新型コロナウイルスを封じ込むため、学校が休校となった関係で、入学時期を9月とする案が提唱されています。9月入学が導入されるとどうなるでしょうか。

まず、卒業式が夏休み前となり、受験の日程も変わります。すなわち、夏休み前の7月10日ころが卒業式、母の日(5月第2日曜)ころがセンター試験、父の日(6月第2日曜)ころから各校の入学試験となります。卒業ソングは春の歌が多く、「さくら」(森山直太朗)「桜」(コブクロ)などは夏の卒業式で歌うのは妙な感じです。そこで、歌詞を夏の言葉に書き換えると、全く別の楽曲となってしまいます。「春なのに」(柏原芳恵)は、その典型です。俳句では「卒業」や「入学」「新入生」などは春の季語ですが、9月入学導入により夏の季語に変わり、従前の名句にも影響するでしょう。

次に、夏にメインの大会を迎える部活動も多いところ、9月入学導入で部活動のあり方も変わります。高校野球の場合、8月開催を変えないと、夏の甲子園は、卒業式後に開催されることになります。卒業式を経た3年生もまだ在校生だから夏の甲子園に出場できます。そうすると、3年生は6月、受験勉強がピークの時に地区予選に出場することになり、日本学生野球憲章の基本理念である「学業との両立」は極めて難しく、甲子園に出場できるレベルの高校生が、難関とされる大学に現役で合格することは至難の業となると思います。また、夏の甲子園以前に、スポーツ推薦が内定することになるでしょう。そこで、これらを避けるため、開催時期を前倒しにして、夏の甲子園を春のセンバツの時期に、センバツを冬休みに開催することが考えられます。この場合だと、地区予選を2月に開催することになるので、雪国では開催が困難です。開催できても、屋外練習ができない時期に開催することになります。また、雪まつり・冬まつり・氷瀑祭りが開催される一方で高校野球の地区予選を開催することになり、妙な感じとなります。

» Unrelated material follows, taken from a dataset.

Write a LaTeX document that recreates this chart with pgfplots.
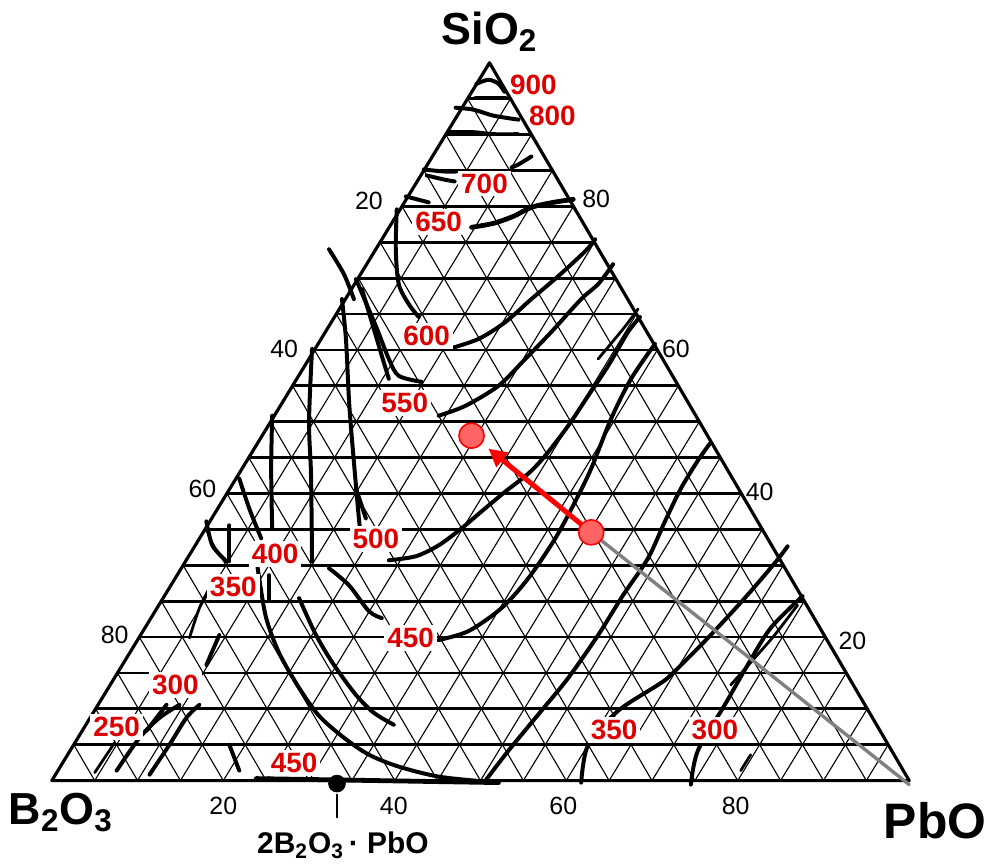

以上のとおり、9月入学導入は、日本の文化、生活様式に重大な影響を及ぼすものと言えます。新しい生活様式と言ってしまえばそれまでですが、コロナウイルス対策のために従来の文化・生活様式を犠牲にするのも疑問です。また、3か月早めて1月入学も検討の余地ありでしょう。9月入学導入の是非は、コロナウイルスとは無関係に検討すべき問題と考えます。